On Friday, tens of thousands of South Koreans lined the streets at the funeral of their former president, Roh Moo-hyun.
Roh committed suicide by jumping from a cliff near his house in late May. His once-great reputation as an upstanding leader and fierce liberal had been tarnished of late, as he was engaged in a corruption scandal.
Soo-Mee Park is The Asia Foundation’s public affairs officer in Korea. She writes at the “In Asia” blog about experiencing the country’s shared grief.
Roh Moo-hyun’s Funeral
Standing in Gwanghwamun, the heart of downtown Seoul, amid the sea of sobbing mourners at the funeral of the former Korean president Roh Moo-hyun, a curious déjà vu struck me.
Out of nowhere, the scene in front of me overlapped with a black and white footage of the funeral of Park Chung Hee I had seen some years ago on a local history channel. For a moment, the connections seemed rather unclear. Then it hit me: there was something unusual to the public grief toward the deaths of these two men that somehow surpassed the loss of a political leader.
For years growing up in Korea, I always wondered why there was such hype surrounding Park’s glory in our history textbooks. True, his life was a little more dramatic than the others – the longest-serving president who led a revolutionary coup before he was assassinated by the head of his own intelligence service.
[…] Last week, the country observed a grim scene. Roh, an outspoken, and often militant, liberal, killed himself by jumping off a cliff near his retirement home. A month earlier, he had been called into the prosecutor’s office for an investigation over a bribery allegation. For days, the question remained in many of our minds: what does it take to push a man of his stature to the edge of a cliff?
As the hearse of Roh passed the streets of Seoul on Friday, sheer disbelief was palpable in the faces of many citizens. A group of men, some in business suits, climbed up to the roof of subway exits to watch the hearse passing. Riot police were everywhere, blocking the entry into the city square often used by local protesters for candlelight vigils, and fliers were sparsely posted on shop walls, some carrying anti-government slogans, others condolences for the loss of a man whose rhetoric on justice and hope was once so lively and refreshing that it even charmed young Korean voters who cared little about politics.
“Sorry we couldn’t protect you,” one flier on the wall read. “We were happy to have you as a president,” said another.

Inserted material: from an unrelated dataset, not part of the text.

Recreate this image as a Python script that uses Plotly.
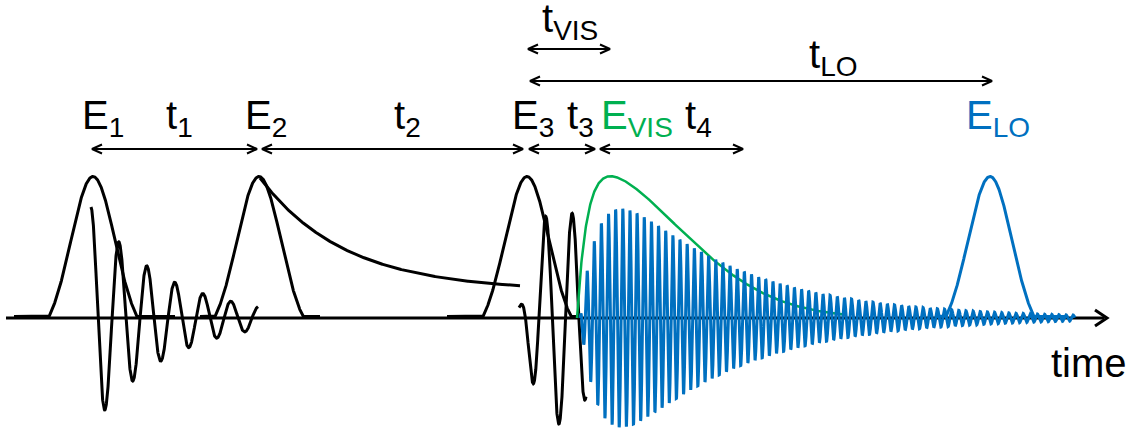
import numpy as np
import plotly.graph_objects as go

# ---- pulse sequence (time axis in arbitrary units, amplitude in arbitrary units)
pulse_times = [93, 259, 527]          # E1, E2, E3 arrival times
lo_time = 990                         # local oscillator arrival
pulse_height = 140
pulse_sigma = 22
pulse_support = 44

# coherence after E1: damped oscillation
fid1_start, fid1_end = 91, 258
fid1_amp, fid1_period, fid1_decay = 111, 28, 74

# population decay after E2
pop_start, pop_end = 260, 520
pop_offset, pop_amp, pop_decay = 27, 113, 85

# third-order response during E3
e3_start, e3_end = 519, 586
e3_amp, e3_center, e3_width = 106, 561, 34
e3_period, e3_phase = 26.7, 545.5

# emitted visible field envelope
vis_start, vis_end = 577, 845
vis_amp, vis_rise, vis_sigma = 156, 10, 97

# emitted oscillating field
sig_start, sig_end = 580, 1075
sig_amp, sig_rise, sig_decay = 182, 22, 120
sig_period, sig_phase = 7.15, 587

# time-interval brackets: (from, to, height)
intervals = {
    "t1": (92, 257, 169),
    "t2": (262, 523, 169),
    "t3": (529, 595, 169),
    "t4": (600, 743, 169),
    "tVIS": (528, 610, 269),
    "tLO": (530, 992, 237),
}

BLACK = "#000000"
GREEN = "#00B050"
BLUE = "#0070C0"
FONT = "Liberation Sans, Arial, sans-serif"


def pulse(tc, t):
    g = np.exp(-(t - tc) ** 2 / (2 * pulse_sigma ** 2))
    floor = np.exp(-pulse_support ** 2 / (2 * pulse_sigma ** 2))
    y = (g - floor) / (1 - floor)
    return pulse_height * np.clip(y, 0, None)


fig = go.Figure()

# time axis
fig.add_trace(go.Scatter(x=[6, 1104], y=[0, 0], mode="lines",
                         line=dict(color=BLACK, width=3)))
fig.add_trace(go.Scatter(x=[1095, 1107, 1095], y=[8, 0, -8], mode="lines",
                         line=dict(color=BLACK, width=3)))

# excitation pulses
spans = [(14, 175), (200, 320), (447, 580)]
for tc, (a, b) in zip(pulse_times, spans):
    t = np.linspace(a, b, 600)
    fig.add_trace(go.Scatter(x=t, y=pulse(tc, t) + 1.5, mode="lines",
                             line=dict(color=BLACK, width=3)))

# first-order coherence
t = np.linspace(fid1_start, fid1_end, 1500)
u = t - fid1_start
y = fid1_amp * np.exp(-u / fid1_decay) * np.cos(2 * np.pi * u / fid1_period)
fig.add_trace(go.Scatter(x=t, y=y, mode="lines", line=dict(color=BLACK, width=3)))

# population decay
t = np.linspace(pop_start, pop_end, 600)
y = pop_offset + pop_amp * np.exp(-(t - pop_start) / pop_decay)
fig.add_trace(go.Scatter(x=t, y=y, mode="lines", line=dict(color=BLACK, width=3)))

# third-order response
t = np.linspace(e3_start, e3_end, 800)
env = e3_amp * np.exp(-((t - e3_center) / e3_width) ** 4)
y = env * np.cos(2 * np.pi * (t - e3_phase) / e3_period)
fig.add_trace(go.Scatter(x=t, y=y, mode="lines", line=dict(color=BLACK, width=3)))

# visible field envelope
t = np.linspace(vis_start, vis_end, 800)
u = t - vis_start
y = vis_amp * (1 - np.exp(-u / vis_rise)) * np.exp(-u ** 2 / (2 * vis_sigma ** 2))
fig.add_trace(go.Scatter(x=t, y=y, mode="lines", line=dict(color=GREEN, width=2.5)))

# emitted oscillating field
t = np.arange(sig_start, sig_end, 0.15)
u = t - sig_start
env = sig_amp * (1 - np.exp(-u / sig_rise)) * np.exp(-u / sig_decay)
y = env * np.cos(2 * np.pi * (t - sig_phase) / sig_period)
fig.add_trace(go.Scatter(x=t, y=y, mode="lines", line=dict(color=BLUE, width=3)))

# local oscillator pulse
t = np.linspace(935, 1068, 500)
fig.add_trace(go.Scatter(x=t, y=pulse(lo_time, t) + 1.5, mode="lines",
                         line=dict(color=BLUE, width=3)))

# double-headed interval arrows
ax, ay = [], []
for a, b, h in intervals.values():
    ax += [a, b, None, a + 10, a, a + 10, None, b - 10, b, b - 10, None]
    ay += [h, h, None, h + 4.5, h, h - 4.5, None, h + 4.5, h, h - 4.5, None]
fig.add_trace(go.Scatter(x=ax, y=ay, mode="lines", line=dict(color=BLACK, width=2)))

# labels: (text, x, y, colour)
labels = [
    ("E<sub>1</sub>", 80, 200, BLACK),
    ("t<sub>1</sub>", 164, 200, BLACK),
    ("E<sub>2</sub>", 243, 200, BLACK),
    ("t<sub>2</sub>", 392, 200, BLACK),
    ("E<sub>3</sub>", 510, 200, BLACK),
    ("t<sub>3</sub>", 565, 200, BLACK),
    ("E<sub>VIS</sub>", 599, 200, GREEN),
    ("t<sub>4</sub>", 683, 200, BLACK),
    ("E<sub>LO</sub>", 964, 200, BLUE),
    ("t<sub>VIS</sub>", 540, 297, BLACK),
    ("t<sub>LO</sub>", 807, 261, BLACK),
    ("time", 1049, -45, BLACK),
]
for text, x, y, c in labels:
    fig.add_annotation(x=x, y=y, text=text, showarrow=False, xanchor="left",
                       yanchor="middle", font=dict(family=FONT, size=40, color=c))

fig.update_layout(
    width=1134, height=436,
    margin=dict(l=0, r=0, t=0, b=0),
    paper_bgcolor="white", plot_bgcolor="white",
    showlegend=False,
    xaxis=dict(range=[0, 1134], visible=False, fixedrange=True),
    yaxis=dict(range=[-118, 318], visible=False, fixedrange=True),
)

fig.write_html("out.html")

For many, Roh’s suicide was more than the loss of a political leader. Instead, his death seems to have resonated with a certain admission of defeat for the revolutionary values and lack of compassion for the poor and uneducated in Korean society that Roh, a human rights lawyer with no college degree, had once symbolized.
By late evening, after the funeral, the streets of downtown Seoul had turned into a state approaching anarchy. Men stood on the portable platform of a truck on an empty, blocked road and shouted anti-government slogans; protest songs were flowing out of a loudspeaker and soju (liquor) bottles were tumbling onto the streets. The restless mood was furthered by the cheerless glimpse of routine city life – street vendors walking around with their carts full of steamed corn, fishcakes and hot dogs, offering them to mourners.